1) No, you should implement in the math in the underlying machine instructions, which are guaranteed to be as precise and as fast as the manufacturer can make it. The underlying machine instructions are fortunately possible to access in standard C libraries, and the standard C library functions are wrapped by mzscheme, which we then import in arc.
2) It should be, and it isn't.
(defmemo fac (n)
((afn (n a)
(if (> n 1)
(self (- n 1) (* a n))
a))
n 1))
3) Yes, arc-on-mzscheme handles this automagically. arc2c does not (I think it'll overflow)
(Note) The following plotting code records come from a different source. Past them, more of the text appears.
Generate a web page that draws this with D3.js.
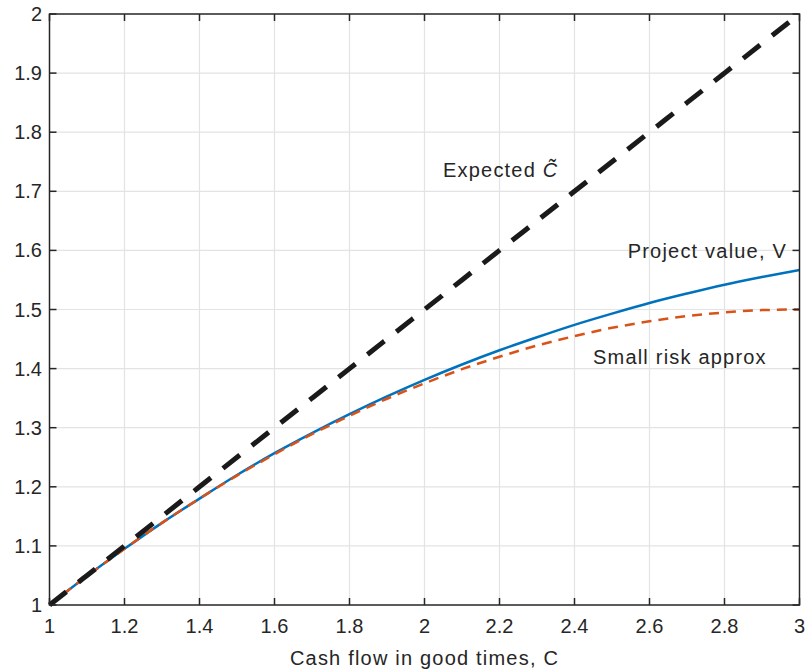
<!DOCTYPE html>
<meta charset="utf-8">
<style>
body { margin: 0; background: #fff; }
text { font-family: "Liberation Sans", Arial, sans-serif; fill: #262626; }
</style>
<svg width="805" height="671"></svg>
<script src="https://d3js.org/d3.v7.min.js"></script>
<script>
// cash flow in good times, C
var cVals = [1, 1.1, 1.2, 1.3, 1.4, 1.5, 1.6, 1.7, 1.8, 1.9, 2, 2.1, 2.2, 2.3, 2.4, 2.5, 2.6, 2.7, 2.8, 2.9, 3]
var expectedVals = [1, 1.05, 1.1, 1.15, 1.2, 1.25, 1.3, 1.35, 1.4, 1.45, 1.5, 1.55, 1.6, 1.65, 1.7, 1.75, 1.8, 1.85, 1.9, 1.95, 2]
var projectVals = [1, 1.049, 1.095, 1.139, 1.18, 1.22, 1.257, 1.291, 1.323, 1.353, 1.381, 1.407, 1.431, 1.453, 1.474, 1.493, 1.511, 1.527, 1.542, 1.555, 1.567]
var approxVals = [1, 1.049, 1.095, 1.139, 1.18, 1.219, 1.255, 1.289, 1.32, 1.349, 1.375, 1.399, 1.42, 1.439, 1.455, 1.469, 1.48, 1.489, 1.495, 1.499, 1.5]
var xTicks = [1, 1.2, 1.4, 1.6, 1.8, 2, 2.2, 2.4, 2.6, 2.8, 3]
var yTicks = [1, 1.1, 1.2, 1.3, 1.4, 1.5, 1.6, 1.7, 1.8, 1.9, 2]

var svg = d3.select("svg"),
    plotL = 49.5, plotR = 799.5, plotT = 14, plotB = 605

var x = d3.scaleLinear().domain([1, 3]).range([plotL, plotR])
var y = d3.scaleLinear().domain([1, 2]).range([plotB, plotT])

// grid
svg.append("g").selectAll("line").data(xTicks.slice(1, -1))
  .enter().append("line")
  .attr("x1", d => x(d)).attr("x2", d => x(d))
  .attr("y1", plotT).attr("y2", plotB)
  .attr("stroke", "#e3e3e3").attr("stroke-width", 1.2)
svg.append("g").selectAll("line").data(yTicks.slice(1, -1))
  .enter().append("line")
  .attr("y1", d => y(d)).attr("y2", d => y(d))
  .attr("x1", plotL).attr("x2", plotR)
  .attr("stroke", "#e3e3e3").attr("stroke-width", 1.2)

function series(vals) {
  return d3.line().curve(d3.curveMonotoneX)
    .x((d, i) => x(cVals[i])).y(d => y(d))(vals)
}

svg.append("path").attr("d", series(projectVals))
  .attr("fill", "none").attr("stroke", "#0072BD").attr("stroke-width", 2.5)
svg.append("path").attr("d", series(approxVals))
  .attr("fill", "none").attr("stroke", "#D95319").attr("stroke-width", 2.5)
  .attr("stroke-dasharray", "10,7")
svg.append("path").attr("d", series(expectedVals))
  .attr("fill", "none").attr("stroke", "#1a1a1a").attr("stroke-width", 5)
  .attr("stroke-dasharray", "21.5,15.3")

// axes box with inward ticks
var ax = svg.append("g").attr("stroke", "#262626").attr("stroke-width", 1.5)
ax.append("rect").attr("x", plotL).attr("y", plotT)
  .attr("width", plotR - plotL).attr("height", plotB - plotT).attr("fill", "none")
xTicks.forEach(function(t) {
  ax.append("line").attr("x1", x(t)).attr("x2", x(t)).attr("y1", plotB).attr("y2", plotB - 7)
  ax.append("line").attr("x1", x(t)).attr("x2", x(t)).attr("y1", plotT).attr("y2", plotT + 7)
})
yTicks.forEach(function(t) {
  ax.append("line").attr("y1", y(t)).attr("y2", y(t)).attr("x1", plotL).attr("x2", plotL + 7)
  ax.append("line").attr("y1", y(t)).attr("y2", y(t)).attr("x1", plotR).attr("x2", plotR - 7)
})

svg.append("g").selectAll("text").data(xTicks)
  .enter().append("text")
  .attr("x", d => x(d)).attr("y", 633)
  .attr("text-anchor", "middle").attr("font-size", 20)
  .text(d => d3.format("~g")(d))
svg.append("g").selectAll("text").data(yTicks)
  .enter().append("text")
  .attr("x", 42).attr("y", d => y(d) + 7)
  .attr("text-anchor", "end").attr("font-size", 20)
  .text(d => d3.format("~g")(d))

svg.append("text").attr("x", (plotL + plotR) / 2).attr("y", 665)
  .attr("text-anchor", "middle").attr("font-size", 20).attr("letter-spacing", 1.2)
  .text("Cash flow in good times, C")

// annotations
var exp = svg.append("text").attr("x", 443).attr("y", 177)
  .attr("font-size", 20).attr("letter-spacing", 1.2)
exp.append("tspan").text("Expected ")
exp.append("tspan").attr("font-style", "italic").text("C\u0303")
svg.append("text").attr("x", 787).attr("y", 258).attr("text-anchor", "end")
  .attr("font-size", 20).attr("letter-spacing", 1.2).text("Project value, V")
svg.append("text").attr("x", 593).attr("y", 364)
  .attr("font-size", 20).attr("letter-spacing", 1.2).text("Small risk approx")
</script>
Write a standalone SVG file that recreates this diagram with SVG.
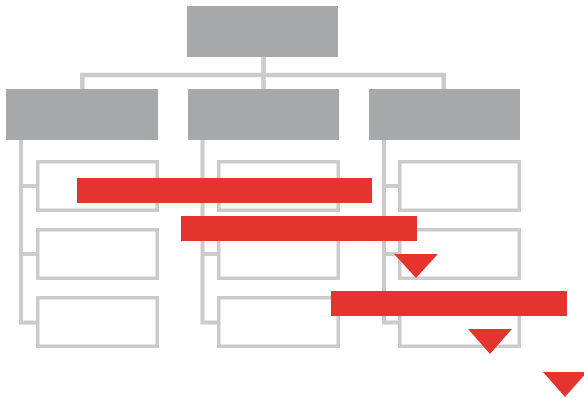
<svg xmlns="http://www.w3.org/2000/svg" width="584" height="400" viewBox="0 0 584 400">
<style>
.head{fill:#a7a8aa}
.leaf{fill:#ffffff;stroke:#cbcbcb;stroke-width:3.5}
.conn{fill:none;stroke:#cbcbcb;stroke-width:4}
.bar{fill:#e5342e}
</style>
<rect width="584" height="400" fill="#ffffff"/>
<g id="connectors">
<path class="conn" d="M263.5,57 V89 M82.3,89 V75 H443.8 V89" style="stroke-width:4.5"/>
<path class="conn" d="M21,140 V322.5 H37 M21,186 H37 M21,254 H37"/>
<path class="conn" d="M202.5,140 V322.5 H218 M202.5,186 H218 M202.5,254 H218"/>
<path class="conn" d="M384,140 V322.5 H399 M384,186 H399 M384,254 H399"/>
</g>
<g id="root"><rect class="head" x="187" y="6" width="151" height="51"/></g>
<g id="col1"><rect class="head" x="6" y="89" width="152" height="51"/></g>
<g id="col2"><rect class="head" x="188" y="89" width="151" height="51"/></g>
<g id="col3"><rect class="head" x="369" y="89" width="151" height="51"/></g>
<g id="c1r1"><rect class="leaf" x="37.75" y="161.75" width="119.5" height="48.5"/></g>
<g id="c1r2"><rect class="leaf" x="37.75" y="229.75" width="119.5" height="48.5"/></g>
<g id="c1r3"><rect class="leaf" x="37.75" y="297.75" width="119.5" height="48.5"/></g>
<g id="c2r1"><rect class="leaf" x="218.75" y="161.75" width="119.5" height="48.5"/></g>
<g id="c2r2"><rect class="leaf" x="218.75" y="229.75" width="119.5" height="48.5"/></g>
<g id="c2r3"><rect class="leaf" x="218.75" y="297.75" width="119.5" height="48.5"/></g>
<g id="c3r1"><rect class="leaf" x="399.75" y="161.75" width="119.5" height="48.5"/></g>
<g id="c3r2"><rect class="leaf" x="399.75" y="229.75" width="119.5" height="48.5"/></g>
<g id="c3r3"><rect class="leaf" x="399.75" y="297.75" width="119.5" height="48.5"/></g>
<g id="bar1"><rect class="bar" x="77" y="178" width="295" height="25"/></g>
<g id="bar2"><rect class="bar" x="181" y="216" width="236" height="25"/></g>
<g id="bar3"><rect class="bar" x="331" y="291" width="236" height="25"/></g>
<g id="tri1"><polygon class="bar" points="394,254 438,254 416,278"/></g>
<g id="tri2"><polygon class="bar" points="468,329 512,329 490,354"/></g>
<g id="tri3"><polygon class="bar" points="543,372 587,372 565,397"/></g>
</svg>
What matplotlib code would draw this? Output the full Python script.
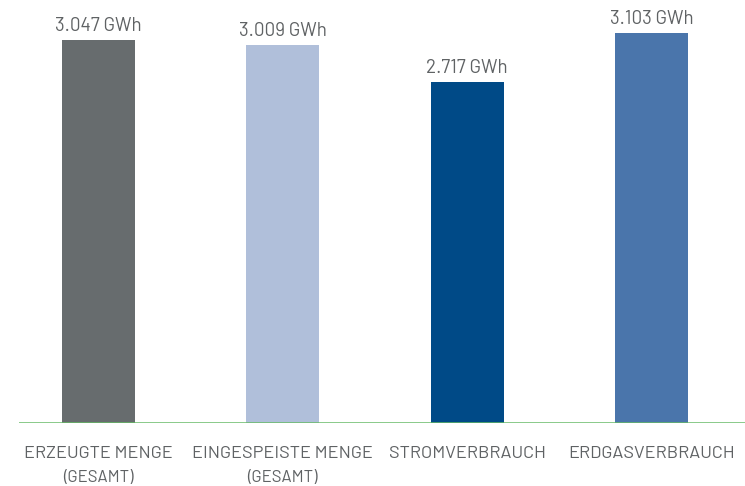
import matplotlib
matplotlib.use("Agg")
import matplotlib.pyplot as plt

categories = ["ERZEUGTE MENGE", "EINGESPEISTE MENGE", "STROMVERBRAUCH", "ERDGASVERBRAUCH"]
sublabels = ["(GESAMT)", "(GESAMT)", "", ""]
values = [3047, 3009, 2717, 3103]
value_labels = ["3.047 GWh", "3.009 GWh", "2.717 GWh", "3.103 GWh"]
colors = ["#676c6e", "#b0bfda", "#004a87", "#4a75ab"]

plt.rcParams["font.family"] = ["Barlow", "DejaVu Sans"]

W, H = 745, 486
fig = plt.figure(figsize=(W / 100, H / 100), dpi=100)
ax_left, ax_right, ax_base, ax_top = 19, 745, 423, 0
ax = fig.add_axes([ax_left / W, (H - ax_base) / H, (ax_right - ax_left) / W, (ax_base - ax_top) / H])

x = list(range(len(values)))
ax.bar(x, values, width=0.396, color=colors, zorder=2)
ymax = 3103 * (ax_base - ax_top) / (ax_base - 33)
ax.set_ylim(0, ymax)
ax.set_xlim(-0.431, 3.507)

txt = "#5f6264"
for xi, v, lab in zip(x, values, value_labels):
    ax.annotate(lab, (xi, v), xytext=(0, 6.3), textcoords="offset points",
                ha="center", va="baseline", fontsize=13.5, color=txt)

ax.axhline(0, color="#66ba66", lw=1.8, zorder=3)
for s in ax.spines.values():
    s.set_visible(False)
ax.set_yticks([])
ax.set_xticks(x)
ax.set_xticklabels([])
ax.tick_params(axis="x", length=0)
for xi, c, s in zip(x, categories, sublabels):
    ax.annotate(c, (xi, 0), xytext=(0, -25.2), textcoords="offset points",
                ha="center", va="baseline", fontsize=13.0, color=txt,
                annotation_clip=False)
    if s:
        ax.annotate(s, (xi, 0), xytext=(0, -42.5), textcoords="offset points",
                    ha="center", va="baseline", fontsize=12.0, color=txt,
                    annotation_clip=False)

fig.savefig("out.png", dpi=100)
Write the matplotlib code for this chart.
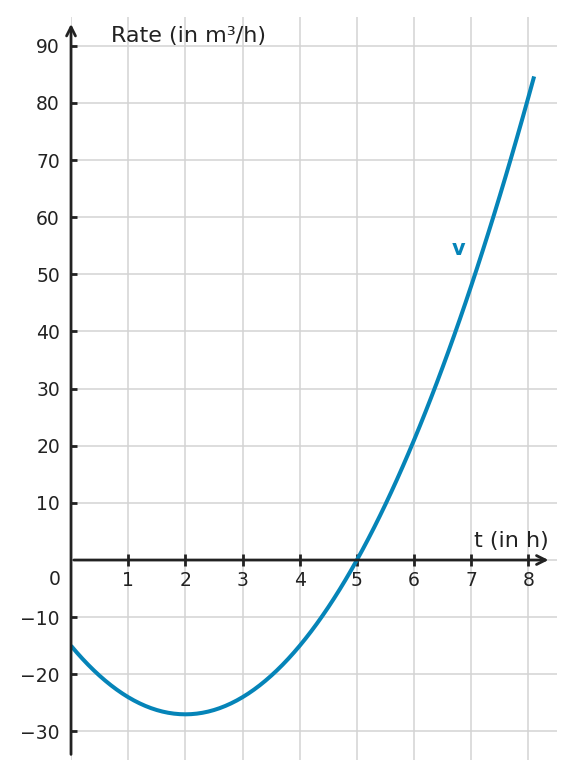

Implementing numerically stable and accurate transcendental functions is rather difficult. If you're going down that road, please don't just use Taylor series, but look up good algorithms that others have implemented. One source is http://developer.intel.com/technology/itj/q41999/pdf/transen...
That said, I don't see much value in re-implementing math libraries in Arc, given that Arc is almost certainly going to be running on a platform that already has good native math libraries.
I figured that being close to machine instructions was a good thing, but I thought that we should do that via some other method, not necessarily scheme, which may or may not remain the base of arc in the future.
That being said, if you think that pulling from scheme is a good idea, why don't we just pull all of the other math functions from there as well?
Actually I think it might be better if we had a spec which says "A Good Arc Implementation (TM) includes the following functions when you (require "lib/math.arc"): ...." Then the programmer doesn't even have to care about "scheme functions" or "java functions" or "c functions" or "machine language functions" or "SKI functions" - the implementation imports it by whatever means it wants.
Maybe also spec that the implementation can reserve the plain '$ for implementation-specific stuff.